El cielo en el arroyo
Sobrecogedor, absolutamente sobrecogedor. El barítono alemán Matthias Goerne y el pianista también alemán Eric Schneider bajaron ayer en el Teatro de la Zarzuela el cielo del arte al arroyo con una interpretación memorable de La bella molinera, de Schubert, en la más pura esencia del lied, es decir, aquella en que la palabra, el piano, el canto, los acentos, el sentido musical del texto y el valor poético de la melodía se fundían en cada momento en una amalgama de sensibilidades.Goerne y Schneider plantearon La bella molinera desde la naturalidad, desde la sencillez, contanto desde el canto, cantando desde el piano. La perfección que mostraban en su conjunción era, en primer lugar, de signo rabiosamente humano. Decía Brigitte Massin que este ciclo schubertiano si se interpreta en la tesitura original para tenor desprende "una impresión de conjunto más vulnerable, más sensitiva" que cuando se afronta por un barítono. "La inocencia resulta más dolorosamente traicionada, la ternura más trágicamente rechazada".
VI Ciclo de Lied Matthias Goerne (barítono), Eric Schneider (piano)
Franz Schubert: Die schöne Müllerin D.795 (La bella molinera). Fundación Caja Madrid, Teatro de la Zarzuela, 10 de marzo.
El recuerdo de Peter Pears con Benjamin Britten y, más recientemente, el de Ian Bostridge con Graham Johnson, pueden condicionar la percepción quebradiza de un romanticismo incipiente.
Goerne y Schneider sortearon todo tipo de vinculaciones tímbrico-estilísticas con una línea de canto, un fraseo y una intencionalidad directa, sin ningún tipo de retórica, pegados en todo momento a extraer hasta el último suspiro la poesía de Wilhelm Müller, su mundo ingenuo pero en todo momento evocador de un sentimiento colectivo que define artística y musicalmente un periodo histórico.
Emoción contenida
Se desprendía en cada lied una sensación de cercanía, de proximidad, de humanidad, de compenetración palabra-música. Este sentido de contar se hacía además recreándose en el placer de la melodía, en la musicalidad del idioma, en la belleza desnuda del canto. Los contrastes eran acusados de una a otra canción. El tiempo se detenía en cada verso, flotaba ante la delectación de cada frase, de cada sílaba. Goerne apoyaba su mano derecha casi continuamente en un piano que parecía suministrar toda la sustancia del canto; Schneider respiraba con él y enfatizaba con levedad aquellos terrenos a los que la voz no llegaba. Era una emoción contenida que resplandecía en cada sonido y se multiplicaba en cada silencio. Porque desde el silencio, desde el correr del tiempo, fluía la música con una intensidad irresistible.
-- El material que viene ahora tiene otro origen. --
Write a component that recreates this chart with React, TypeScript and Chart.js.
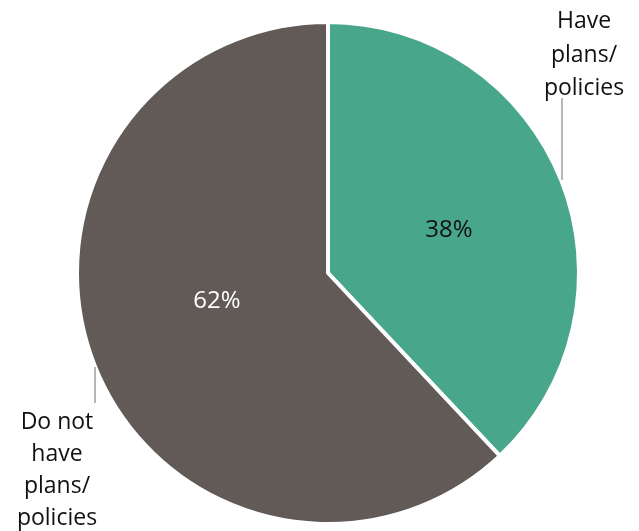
import React, { useEffect, useRef } from "react";
import { Chart, registerables } from "chart.js";

Chart.register(...registerables);

const categories: string[] = ["Have plans/ policies", "Do not have plans/ policies"];
const values: number[] = [38, 62];
const colors: string[] = ["#48A68A", "#615A57"];
const percentLabels: string[] = ["38%", "62%"];
const labelColors: string[] = ["#111111", "#FFFFFF"];
const topRightLines: string[] = ["Have", "plans/", "policies"];
const bottomLeftLines: string[] = ["Do not", "have", "plans/", "policies"];

// label placement relative to the pie centre (pixels)
const pctOffsets: [number, number][] = [
  [121, -36],
  [-111, 35],
];

const labelPlugin = {
  id: "customLabels",
  afterDatasetsDraw(chart: any) {
    const ctx = chart.ctx as CanvasRenderingContext2D;
    const meta = chart.getDatasetMeta(0);
    const a0 = meta.data[0].getProps(["x", "y", "outerRadius"], true);
    const cx = a0.x;
    const cy = a0.y;
    ctx.save();
    ctx.textAlign = "center";
    ctx.textBaseline = "alphabetic";
    ctx.font = "24px 'Open Sans', sans-serif";
    percentLabels.forEach((t, i) => {
      ctx.fillStyle = labelColors[i];
      ctx.fillText(t, cx + pctOffsets[i][0], cy + pctOffsets[i][1]);
    });

    ctx.strokeStyle = "#9E9E9E";
    ctx.lineWidth = 1.5;
    ctx.beginPath();
    ctx.moveTo(cx + 234, cy - 175);
    ctx.lineTo(cx + 234, cy - 93);
    ctx.stroke();
    ctx.beginPath();
    ctx.moveTo(cx - 233, cy + 94);
    ctx.lineTo(cx - 233, cy + 130);
    ctx.stroke();

    ctx.fillStyle = "#111111";
    ctx.font = "23px 'Open Sans', sans-serif";
    topRightLines.forEach((t, k) => ctx.fillText(t, cx + 256, cy - 245 + k * 33.5));
    bottomLeftLines.forEach((t, k) => ctx.fillText(t, cx - 271, cy + 156 + k * 32));
    ctx.restore();
  },
};

export default function App() {
  const canvasRef = useRef<HTMLCanvasElement | null>(null);
  useEffect(() => {
    const canvas = canvasRef.current;
    if (!canvas) return;
    const chart = new Chart(canvas, {
      type: "pie",
      data: {
        labels: categories,
        datasets: [
          {
            data: values,
            backgroundColor: colors,
            borderColor: "#FFFFFF",
            borderWidth: 4,
            hoverOffset: 0,
          },
        ],
      },
      options: {
        animation: false,
        responsive: false,
        maintainAspectRatio: false,
        layout: { padding: { left: 75, right: 58, top: 20, bottom: 5 } },
        plugins: {
          legend: { display: false },
          tooltip: { enabled: false },
        },
      },
      plugins: [labelPlugin],
    });
    return () => chart.destroy();
  }, []);
  return (
    <div style={{ position: "fixed", left: 0, top: 0, width: 639, height: 531, background: "#fff" }}>
      <canvas ref={canvasRef} width={639} height={531} style={{ width: 639, height: 531, display: "block" }} />
    </div>
  );
}
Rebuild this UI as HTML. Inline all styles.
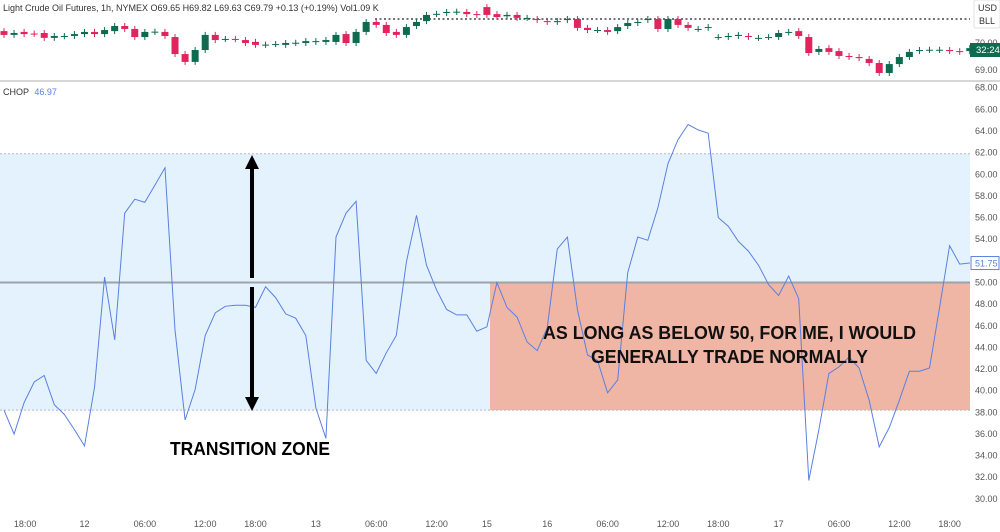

La facilidad de Goerne y Schneider ayudaba, desde luego, pero no era el de ayer un recital en el que los valores de ejecución estuviesen en primer plano, aun siendo cantante y pianista impecables en este aspecto. Lo que saltaba con una fuerza avasalladora era el sentido artístico, el buen gusto, la emoción del canto puro, la ausencia de artificio, el corazón sustentado en la inteligencia creadora. Estremecía Schubert, desde luego, pero también una pareja de intérpretes en plenitud, atentos sobre todo a desvelar la profundidaz de la palabra cantada y volcados en compartir con el público una experiencia de amor a la vida a través de la música.
Fue un recital excepcional, una sacudida emocional, un puñetazo en el cráneo, como decía lúcidamente un espectador al salir de la sala. Será difícil de olvidar la tarde de ayer en el Teatro de la Zarzuela. Sin grandes fastos, sin gran aparato, únicamente con Schubert, una voz y un piano, la música mostró ayer toda su verdad, todo su misterio, todo su calor. Sobrecogedor, absolutamente sobrecogedor.